_Your task:_ The lines from the top of the material through the line with "import plotly.graph_objects as go" are to be set down exactly. Leave the pictures out.

_Recorded information:_
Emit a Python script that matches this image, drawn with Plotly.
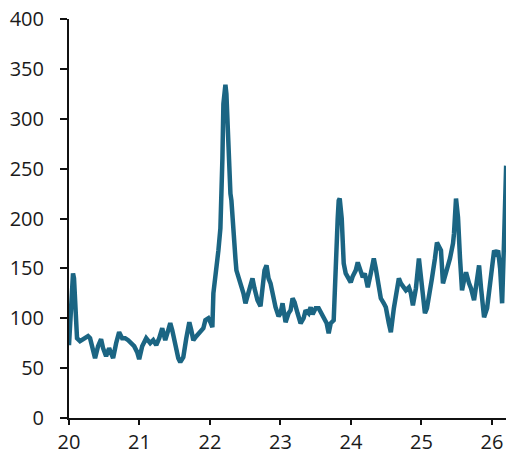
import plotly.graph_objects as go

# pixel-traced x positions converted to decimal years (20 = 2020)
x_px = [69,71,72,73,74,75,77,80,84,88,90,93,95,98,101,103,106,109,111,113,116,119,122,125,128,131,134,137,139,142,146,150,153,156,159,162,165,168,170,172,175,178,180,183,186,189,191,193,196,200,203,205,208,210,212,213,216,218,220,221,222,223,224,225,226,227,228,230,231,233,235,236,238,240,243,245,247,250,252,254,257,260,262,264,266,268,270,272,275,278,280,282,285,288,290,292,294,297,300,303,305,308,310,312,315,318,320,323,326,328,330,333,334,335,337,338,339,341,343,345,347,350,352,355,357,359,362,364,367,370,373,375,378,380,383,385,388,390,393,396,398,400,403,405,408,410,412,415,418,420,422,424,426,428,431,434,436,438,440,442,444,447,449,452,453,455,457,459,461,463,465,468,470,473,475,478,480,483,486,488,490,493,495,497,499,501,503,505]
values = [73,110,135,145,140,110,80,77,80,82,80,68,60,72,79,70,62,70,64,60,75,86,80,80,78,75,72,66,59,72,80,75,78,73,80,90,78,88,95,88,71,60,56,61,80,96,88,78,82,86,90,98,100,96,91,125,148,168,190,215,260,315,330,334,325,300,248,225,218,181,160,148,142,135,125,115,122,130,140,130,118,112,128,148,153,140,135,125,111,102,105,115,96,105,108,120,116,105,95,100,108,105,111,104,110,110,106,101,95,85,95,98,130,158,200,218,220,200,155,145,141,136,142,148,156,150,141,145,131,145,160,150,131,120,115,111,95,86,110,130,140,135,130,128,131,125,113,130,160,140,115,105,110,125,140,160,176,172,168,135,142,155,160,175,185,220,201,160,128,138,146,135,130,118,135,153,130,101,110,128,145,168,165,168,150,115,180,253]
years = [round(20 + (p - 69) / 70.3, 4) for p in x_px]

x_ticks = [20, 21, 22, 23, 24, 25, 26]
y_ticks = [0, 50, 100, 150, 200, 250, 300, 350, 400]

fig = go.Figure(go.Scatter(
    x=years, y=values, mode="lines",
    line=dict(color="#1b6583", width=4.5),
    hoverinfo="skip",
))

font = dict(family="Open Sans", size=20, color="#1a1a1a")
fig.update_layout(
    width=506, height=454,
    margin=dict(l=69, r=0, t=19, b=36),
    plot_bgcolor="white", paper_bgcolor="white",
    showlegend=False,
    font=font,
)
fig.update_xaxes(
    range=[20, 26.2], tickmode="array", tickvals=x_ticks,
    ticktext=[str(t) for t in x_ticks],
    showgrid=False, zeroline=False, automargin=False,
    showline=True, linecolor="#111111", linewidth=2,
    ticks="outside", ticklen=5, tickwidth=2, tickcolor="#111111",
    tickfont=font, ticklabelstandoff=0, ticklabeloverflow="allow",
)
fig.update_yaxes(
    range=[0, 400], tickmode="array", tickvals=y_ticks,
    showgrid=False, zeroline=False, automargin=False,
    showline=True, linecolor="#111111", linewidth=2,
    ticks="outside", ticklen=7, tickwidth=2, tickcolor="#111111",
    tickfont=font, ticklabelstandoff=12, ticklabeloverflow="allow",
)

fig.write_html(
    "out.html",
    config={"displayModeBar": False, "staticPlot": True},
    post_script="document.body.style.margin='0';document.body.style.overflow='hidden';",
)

_Task solution:_
Emit a Python script that matches this image, drawn with Plotly.
import plotly.graph_objects as go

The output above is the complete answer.